Extraordinarily clear and sharp photo of the planet Jupiter, taken by Andrew McCarthy through an 11" telescope. (Reflector, I assume.)

https://twitter.com/AJamesMcCarthy/status/1571234004090900480


[Image: Fc4k_2oakAAlfu5?format=jpg&name=large]
[Image: Fc4k_2oakAAlfu5?format=jpg&name=large]




RE: What Good Amateur Astronomers Can Accomplish - C C - Sep 19, 2022

Pretty amazing compared to Galileo's view of Jupiter in 1610, which was surely blurry.


RE: What Good Amateur Astronomers Can Accomplish - Seattle - Oct 16, 2022

Wow. I saw that Jupiter was high and bright in the sky today, didn't want to drag out my small refractor but grabbed a large pair of binoculars designed for viewing the night skies and looked at Jupiter and it's moons. Using the binoculars, with a steady hand, it's a disc with 4 points of light for the moons.

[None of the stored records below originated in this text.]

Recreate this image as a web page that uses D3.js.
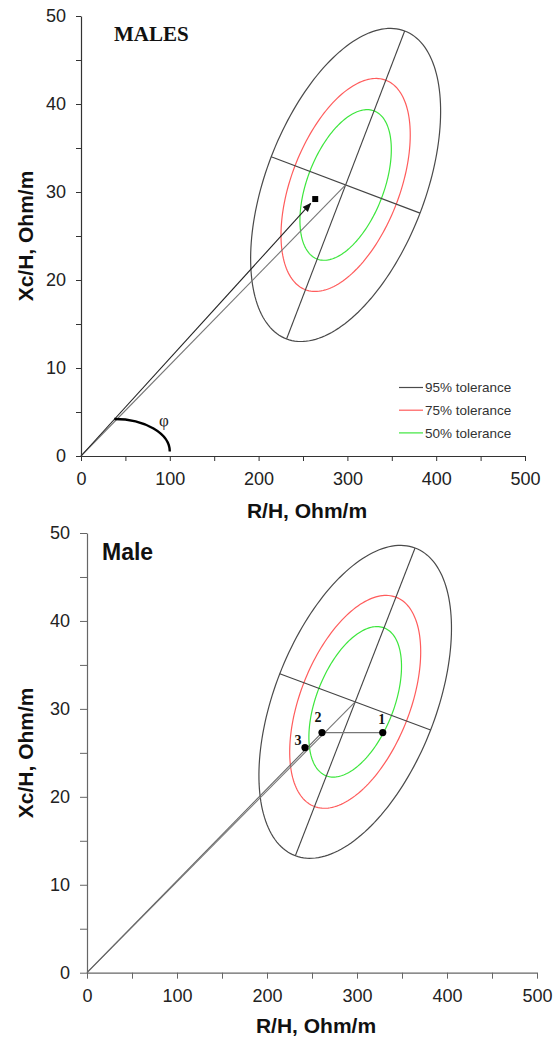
<!DOCTYPE html>
<html>
<head>
<meta charset="utf-8">
<script src="https://cdn.jsdelivr.net/npm/d3@7"></script>
<style>
  body { margin: 0; background: #fff; }
</style>
</head>
<body>
<div id="chart"></div>
<script>
//Axis ticks (minor every 50 / 5, labels every 100 / 10)
var xTickValues = [0, 50, 100, 150, 200, 250, 300, 350, 400, 450, 500];
var yTickValues = [0, 5, 10, 15, 20, 25, 30, 35, 40, 45, 50];
var xTickLabels = ["0", "100", "200", "300", "400", "500"];
var yTickLabels = ["0", "10", "20", "30", "40", "50"];

var refCenter = [298, 30.8];
var refMajorEnd = [364.5, 48.3];
var refMinorEnd = [381.8, 27.6];
var tolerances = [95, 75, 50];
var toleranceLabels = ["95% tolerance", "75% tolerance", "50% tolerance"];

//Top panel: subject vector and phase angle arc
var malesVector = [263.2, 29.2];
var phiArcStart = [37.5, 4.2];
var phiArcEnd = [100, 0.5];

//Bottom panel: three subject points
var malePointR = [328.6, 261.1, 242.2];
var malePointXc = [27.3, 27.3, 25.6];
var malePointLabels = ["1", "2", "3"];

var toleranceColors = {95: "#4a4a4a", 75: "#ff5c5c", 50: "#3de63d"};
var sans = "'Liberation Sans', Arial, sans-serif";
var serif = "'Liberation Serif', 'Times New Roman', serif";

var svg = d3.select("#chart").append("svg")
    .attr("width", 556)
    .attr("height", 1039);

var defs = svg.append("defs");
defs.append("marker")
    .attr("id", "arrow")
    .attr("viewBox", "0 0 10 10")
    .attr("refX", 9)
    .attr("refY", 5)
    .attr("markerWidth", 9)
    .attr("markerHeight", 9)
    .attr("markerUnits", "userSpaceOnUse")
    .attr("orient", "auto")
    .append("path")
    .attr("d", "M0,1 L10,5 L0,9 Z")
    .style("fill", "#111");

// chi-square radius for a 2-D tolerance region
function tolRadius(p) {
    return Math.sqrt(-2 * Math.log(1 - p / 100));
}

function ellipsePoints(scale) {
    var a = [refMajorEnd[0] - refCenter[0], refMajorEnd[1] - refCenter[1]];
    var b = [refMinorEnd[0] - refCenter[0], refMinorEnd[1] - refCenter[1]];
    var pts = [];
    for (var i = 0; i < 180; i++) {
        var t = i / 180 * 2 * Math.PI;
        pts.push([refCenter[0] + scale * (Math.cos(t) * a[0] + Math.sin(t) * b[0]),
                  refCenter[1] + scale * (Math.cos(t) * a[1] + Math.sin(t) * b[1])]);
    }
    return pts;
}

function drawPanel(opt) {
    var x = d3.scaleLinear().domain([0, 500]).range(opt.xRange);
    var y = d3.scaleLinear().domain([0, 50]).range(opt.yRange);
    var g = svg.append("g");

    //axes
    var xAxis = d3.axisBottom(x)
        .tickValues(xTickValues)
        .tickSize(opt.xTick)
        .tickSizeOuter(0)
        .tickPadding(opt.xPad)
        .tickFormat(function (d) {
            var i = xTickLabels.indexOf(String(d));
            return i >= 0 ? xTickLabels[i] : "";
        });
    var yAxis = d3.axisLeft(y)
        .tickValues(yTickValues)
        .tickSize(opt.yTick)
        .tickSizeOuter(0)
        .tickPadding(opt.yPad)
        .tickFormat(function (d) {
            var i = yTickLabels.indexOf(String(d));
            return i >= 0 ? yTickLabels[i] : "";
        });

    var gx = g.append("g")
        .attr("transform", "translate(0," + opt.yRange[0] + ")")
        .call(xAxis);
    var gy = g.append("g")
        .attr("transform", "translate(" + opt.xRange[0] + ",0)")
        .call(yAxis);

    [gx, gy].forEach(function (ax) {
        ax.select(".domain").style("stroke", opt.axisColor).style("stroke-width", 1.2);
        ax.selectAll(".tick line").style("stroke", opt.axisColor).style("stroke-width", 1);
        ax.selectAll("text")
            .style("font-family", sans)
            .style("font-size", "18px")
            .style("fill", "#222");
    });

    //axis titles
    g.append("text")
        .attr("x", (opt.xRange[0] + opt.xRange[1]) / 2 + 4)
        .attr("y", opt.xTitleY)
        .attr("text-anchor", "middle")
        .style("font-family", sans)
        .style("font-weight", "bold")
        .style("font-size", "21px")
        .style("fill", "#111")
        .text("R/H, Ohm/m");

    g.append("text")
        .attr("transform", "translate(33," + (opt.yRange[0] + opt.yRange[1]) / 2 + ") rotate(-90)")
        .attr("text-anchor", "middle")
        .style("font-family", sans)
        .style("font-weight", "bold")
        .style("font-size", "21px")
        .style("fill", "#111")
        .text("Xc/H, Ohm/m");

    //ellipses
    var line = d3.line()
        .x(function (d) { return x(d[0]); })
        .y(function (d) { return y(d[1]); })
        .curve(d3.curveLinearClosed);

    tolerances.forEach(function (p) {
        g.append("path")
            .attr("d", line(ellipsePoints(tolRadius(p) / tolRadius(95))))
            .style("fill", "none")
            .style("stroke", toleranceColors[p])
            .style("stroke-width", 1.2);
    });

    //major and minor axes of the 95% ellipse
    var majorLow = [2 * refCenter[0] - refMajorEnd[0], 2 * refCenter[1] - refMajorEnd[1]];
    var minorLow = [2 * refCenter[0] - refMinorEnd[0], 2 * refCenter[1] - refMinorEnd[1]];
    [[majorLow, refMajorEnd], [minorLow, refMinorEnd]].forEach(function (s) {
        g.append("line")
            .attr("x1", x(s[0][0])).attr("y1", y(s[0][1]))
            .attr("x2", x(s[1][0])).attr("y2", y(s[1][1]))
            .style("stroke", "#444")
            .style("stroke-width", 1.1);
    });

    //vector to the reference centre
    g.append("line")
        .attr("x1", x(0)).attr("y1", y(0))
        .attr("x2", x(refCenter[0])).attr("y2", y(refCenter[1]))
        .style("stroke", "#777")
        .style("stroke-width", 1.1);

    return {g: g, x: x, y: y};
}

//TOP PANEL
var topPanel = drawPanel({
    xRange: [81, 525], yRange: [456, 16],
    xTick: 5, xPad: 11, yTick: 5, yPad: 10,
    axisColor: "#333", xTitleY: 518
});

(function () {
    var g = topPanel.g, x = topPanel.x, y = topPanel.y;
    var px = x(malesVector[0]), py = y(malesVector[1]);
    var dx = px - x(0), dy = py - y(0);
    var len = Math.sqrt(dx * dx + dy * dy);
    g.append("line")
        .attr("x1", x(0)).attr("y1", y(0))
        .attr("x2", px - dx / len * 6).attr("y2", py - dy / len * 6)
        .style("stroke", "#222")
        .style("stroke-width", 1.1)
        .attr("marker-end", "url(#arrow)");
    g.append("rect")
        .attr("x", px - 2.5).attr("y", py - 3)
        .attr("width", 6).attr("height", 6)
        .style("fill", "#000");

    //phase angle arc: quarter ellipse from the vector down to the R axis
    var cx = x(phiArcStart[0]), cy = y(phiArcEnd[1]);
    var rx = x(phiArcEnd[0]) - cx, ry = cy - y(phiArcStart[1]);
    g.append("path")
        .attr("d", "M" + cx + "," + (cy - ry) + " A" + rx + "," + ry + " 0 0 1 " + (cx + rx) + "," + cy)
        .style("fill", "none")
        .style("stroke", "#000")
        .style("stroke-width", 2.4);
    g.append("text")
        .attr("x", 164).attr("y", 426)
        .attr("text-anchor", "middle")
        .style("font-family", serif)
        .style("font-size", "17px")
        .style("fill", "#222")
        .text("\u03c6");

    g.append("text")
        .attr("x", 114).attr("y", 41)
        .style("font-family", serif)
        .style("font-weight", "bold")
        .style("font-size", "21px")
        .style("fill", "#111")
        .text("MALES");

    //legend
    var legend = g.selectAll(".legend")
        .data(tolerances)
        .enter()
        .append("g")
        .attr("class", "legend")
        .attr("transform", function (d, i) { return "translate(399," + (387.5 + i * 22.7) + ")"; });
    legend.append("line")
        .attr("x1", 0).attr("x2", 24)
        .style("stroke", function (d) { return toleranceColors[d]; })
        .style("stroke-width", 1.2);
    legend.append("text")
        .attr("x", 26)
        .attr("dy", "0.36em")
        .style("font-family", sans)
        .style("font-size", "13.5px")
        .style("fill", "#333")
        .text(function (d, i) { return toleranceLabels[i]; });
})();

//BOTTOM PANEL
var bottomPanel = drawPanel({
    xRange: [87, 537], yRange: [972.7, 533],
    xTick: 6, xPad: 11, yTick: 7, yPad: 10,
    axisColor: "#666", xTitleY: 1033
});

(function () {
    var g = bottomPanel.g, x = bottomPanel.x, y = bottomPanel.y;

    //vector to point 2 and the horizontal shift from 2 to 1
    g.append("line")
        .attr("x1", x(0)).attr("y1", y(0))
        .attr("x2", x(malePointR[1])).attr("y2", y(malePointXc[1]))
        .style("stroke", "#666")
        .style("stroke-width", 1.1);
    g.append("line")
        .attr("x1", x(malePointR[1])).attr("y1", y(malePointXc[1]))
        .attr("x2", x(malePointR[0])).attr("y2", y(malePointXc[0]))
        .style("stroke", "#777")
        .style("stroke-width", 1.4);

    var labelOffsets = [[-1, -9], [-4, -11], [-7, -3]];
    var pts = g.selectAll(".pt")
        .data(malePointR)
        .enter()
        .append("g")
        .attr("class", "pt");
    pts.append("circle")
        .attr("cx", function (d) { return x(d); })
        .attr("cy", function (d, i) { return y(malePointXc[i]); })
        .attr("r", 3.6)
        .style("fill", "#000");
    pts.append("text")
        .attr("x", function (d, i) { return x(d) + labelOffsets[i][0]; })
        .attr("y", function (d, i) { return y(malePointXc[i]) + labelOffsets[i][1]; })
        .attr("text-anchor", "middle")
        .style("font-family", serif)
        .style("font-weight", "bold")
        .style("font-size", "14px")
        .style("fill", "#111")
        .text(function (d, i) { return malePointLabels[i]; });

    g.append("text")
        .attr("x", 102).attr("y", 560)
        .style("font-family", sans)
        .style("font-weight", "bold")
        .style("font-size", "23px")
        .style("fill", "#111")
        .text("Male");
})();
</script>
</body>
</html>
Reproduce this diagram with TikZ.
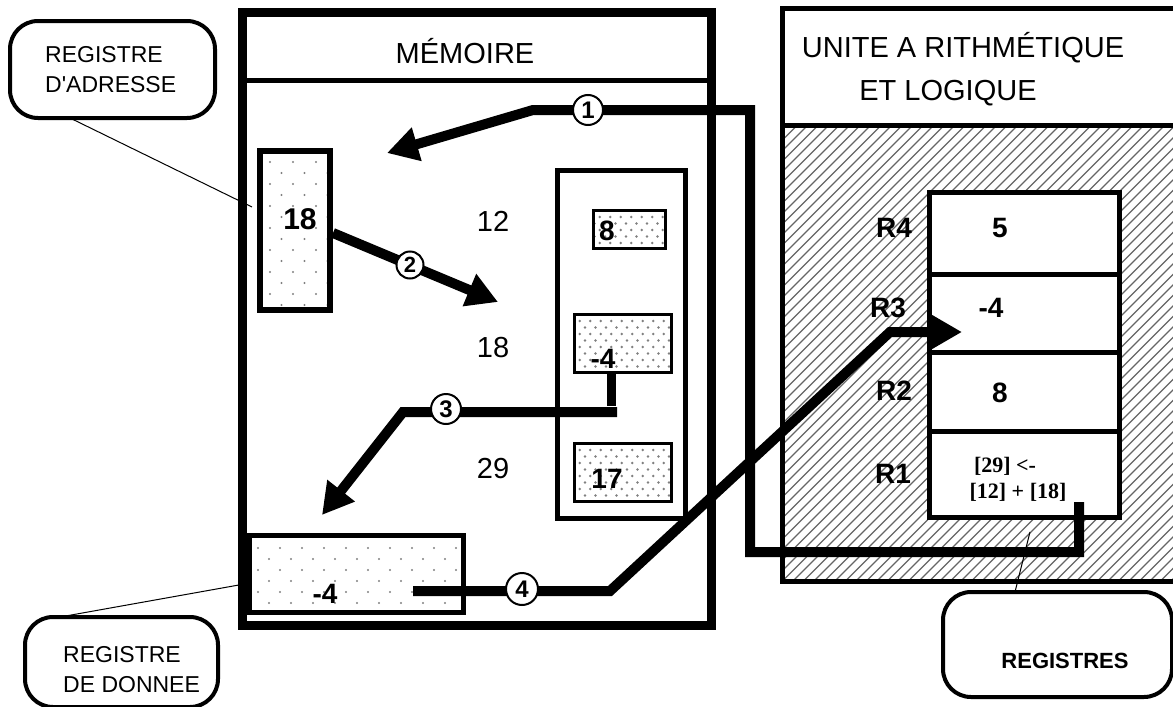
\documentclass[tikz,border=0pt]{standalone}
\usepackage{fontspec}
\setmainfont{Liberation Sans}
\newfontfamily\timesf{Liberation Serif}
\usetikzlibrary{arrows.meta}

% dot grid clipped to a rectangle: x1 y1 x2 y2 dx dy radius
\newcommand\mydotgrid[7]{%
  \begin{scope}
    \clip (#1,#2) rectangle (#3,#4);
    \pgfmathtruncatemacro\myrows{(#4-#2)/#6+1}%
    \pgfmathtruncatemacro\mycols{(#3-#1)/#5+1}%
    \foreach \r in {0,...,\myrows}{%
      \foreach \c in {-1,...,\mycols}{%
        \fill[dotcol] ({#1+\c*#5+mod(\r,2)*#5/2},{#2+\r*#6}) circle (#7);
      }%
    }%
  \end{scope}%
}

\begin{document}
\begin{tikzpicture}[x=1pt,y=-1pt,
  frame/.style={draw, inner sep=0pt, outer sep=0pt},
  lab/.style={inner sep=0pt, font=\fontsize{29pt}{34pt}\selectfont},
  blab/.style={inner sep=0pt, font=\fontsize{28pt}{34pt}\selectfont\bfseries},
  clab/.style={inner sep=0pt, align=left, font=\fontsize{23pt}{30pt}\selectfont},
  rtxt/.style={inner sep=0pt, font=\fontsize{22pt}{26pt}\selectfont\timesf\bfseries},
  callout/.style={draw, line width=4pt, rounded corners=28pt, inner sep=0pt, outer sep=0pt},
  num/.style={draw, circle, line width=2pt, fill=white, minimum size=30pt, inner sep=0pt,
              font=\fontsize{24pt}{24pt}\selectfont\bfseries},
  arr/.style={line width=10pt, -{Triangle[length=31pt,width=33pt]}},
  thick9/.style={line width=9pt},
  pointer/.style={line width=1pt},
  hatch/.style={line width=1.3pt, black!60},
  dotcol/.style={black!50}
]
\clip (0,0) rectangle (1173,707);

% ---------- ALU ----------
\node[frame, line width=5pt, minimum width=418pt, minimum height=573pt] (alu) at (991,294.5) {};
\begin{scope}
  \clip (alu.west |- 0,125) rectangle (alu.south east);
  \foreach \i in {0,...,82} \draw[hatch] ({329+10.5*\i},583) -- ++(460,-460);
\end{scope}
\draw[line width=5pt] (alu.north west) rectangle (alu.south east);
\draw[line width=5pt] (alu.west |- 0,125) -- (alu.east |- 0,125);
\node[lab, anchor=base] (alut1) at (963,57) {UNITE A RITHMÉTIQUE};
\node[lab, anchor=base] (alut2) at (948,100) {ET LOGIQUE};

% registers
\node[frame, fill=white, line width=5pt, minimum width=190pt, minimum height=82pt] (r4) at (1024,233) {};
\node[frame, fill=white, line width=5pt, minimum width=190pt, minimum height=78pt] (r3) at (1024,313) {};
\node[frame, fill=white, line width=5pt, minimum width=190pt, minimum height=79pt] (r2) at (1024,391.5) {};
\node[frame, fill=white, line width=5pt, minimum width=190pt, minimum height=86pt] (r1) at (1024,474) {};
\node[blab, anchor=base] (l4) at (894,237) {R4};
\node[blab, anchor=base] (l3) at (888,317) {R3};
\node[blab, anchor=base] (l2) at (894,400) {R2};
\node[blab, anchor=base] (l1) at (893,483) {R1};
\node[blab, anchor=base] (v4) at (1000,237) {5};
\node[blab, anchor=base] (v3) at (991,317) {-4};
\node[blab, anchor=base] (v2) at (1000,402) {8};
\node[rtxt, anchor=base] (v1a) at (1005,472) {[29] <-};
\node[rtxt, anchor=base] (v1b) at (1018,498) {[12] + [18]};

% ---------- MEMOIRE ----------
\node[frame, line width=9pt, minimum width=469pt, minimum height=613pt] (mem) at (476.5,318.5) {};
\draw[line width=5pt] (mem.west |- 0,80) -- (mem.east |- 0,80);
\node[lab, anchor=base] (memt) at (465,63) {MÉMOIRE};

\node[frame, line width=5pt, minimum width=128pt, minimum height=348pt] (col) at (621,344) {};

% dotted fills
\mydotgrid{594.5}{210.5}{663.5}{247.5}{10.5}{6.5}{1.3}
\mydotgrid{574.5}{314.5}{670.5}{371.5}{10.5}{6.5}{1.3}
\mydotgrid{574.5}{443.5}{670.5}{500.5}{10.5}{6.5}{1.3}
\mydotgrid{258.5}{151}{327}{307}{23}{11}{1.2}
\mydotgrid{247}{537}{460.5}{609.5}{22}{11}{1.2}

\node[frame, line width=3pt, minimum width=72pt, minimum height=38pt] (c8) at (629,229) {};
\node[frame, line width=3pt, minimum width=97pt, minimum height=58pt] (cm4) at (622.5,343) {};
\node[frame, line width=3pt, minimum width=97pt, minimum height=58pt] (c17) at (622.5,472) {};
\node[blab, anchor=base] (t8) at (607,240) {8};
\node[blab, anchor=base] (tm4) at (603,368) {-4};
\node[blab, anchor=base] (t17) at (607,488) {17};

\node[lab, anchor=base] (a12) at (493,231) {12};
\node[lab, anchor=base] (a18) at (493,357) {18};
\node[lab, anchor=base] (a29) at (493,478) {29};

\node[frame, line width=6pt, minimum width=70pt, minimum height=159pt] (addr) at (295,230.5) {};
\node[blab, anchor=base, font=\fontsize{30pt}{34pt}\selectfont\bfseries] (t18) at (300,229) {18};
\node[frame, line width=5pt, minimum width=214pt, minimum height=77pt] (data) at (356,573.5) {};
\node[blab, anchor=base] (tdata) at (325,603) {-4};

% ---------- connectors ----------
% 1 : R1 -> memory address
\coordinate (a1s) at (1079,502);
\coordinate (a1b) at (1079,552);
\coordinate (a1c) at (750,552);
\coordinate (a1d) at (750,110);
\coordinate (a1e) at (533,110);
\coordinate (a1t) at (387,153);
\draw[arr] (a1s) -- (a1b) -- (a1c) -- (a1d) -- (a1e) -- (a1t);
\node[num] (n1) at (588,110) {1};

% 2 : address register -> memory
\coordinate (a2s) at (333,233);
\coordinate (a2t) at (498,302);
\draw[arr] (a2s) -- (a2t);
\node[num, minimum size=27pt, font=\fontsize{22pt}{22pt}\selectfont\bfseries] (n2) at (410,265) {2};

% 3 : memory cell -> data register
\coordinate (a3s) at (611,373);
\coordinate (a3b) at (611,406);
\coordinate (a3c) at (617,412);
\coordinate (a3d) at (403,412);
\coordinate (a3t) at (322,515);
\draw[thick9] (a3s) -- (a3b);
\draw[arr] (a3c) -- (a3d) -- (a3t);
\node[num] (n3) at (446,409) {3};

% 4 : data register -> R3
\coordinate (a4s) at (413,591);
\coordinate (a4b) at (610,591);
\coordinate (a4c) at (890,332);
\coordinate (a4t) at (962,332);
\draw[arr] (a4s) -- (a4b) -- (a4c) -- (a4t);
\node[num, minimum size=32pt] (n4) at (522,589) {4};

% ---------- callouts ----------
\node[callout, minimum width=205pt, minimum height=97pt] (cadr) at (112.5,69.5) {};
\node[clab, anchor=base west] (cadr1) at (45,62) {REGISTRE};
\node[clab, anchor=base west] (cadr2) at (45,92) {D\textquotesingle ADRESSE};
\coordinate (padr) at (252,207);
\draw[pointer] (cadr.south -| 70,0) -- (padr);

\node[callout, minimum width=193pt, minimum height=90pt] (cdon) at (121.5,662) {};
\node[clab, anchor=base west] (cdon1) at (63,662) {REGISTRE};
\node[clab, anchor=base west] (cdon2) at (63,692) {DE DONNEE};
\coordinate (pdon) at (250,583);
\draw[pointer] (cdon.north -| 60,0) -- (pdon);

\node[callout, minimum width=229pt, minimum height=105pt] (creg) at (1057.5,644.5) {};
\node[inner sep=0pt, anchor=base, font=\fontsize{22pt}{26pt}\selectfont\bfseries] (creg1) at (1065,668) {REGISTRES};
\coordinate (preg) at (1030,532);
\draw[pointer] (creg.north -| 1015,0) -- (preg);
\end{tikzpicture}
\end{document}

With my telescope it's a larger disc with one band around the middle and 4 slightly larger points of light for the moons. That picture that you've post was a time lapse of hundreds of images superimposed but still it's the best picture I've seen from an amateur telescope and image stacking software.

What Galileo saw was better than my binoculars (maybe) and worse than my small telescope.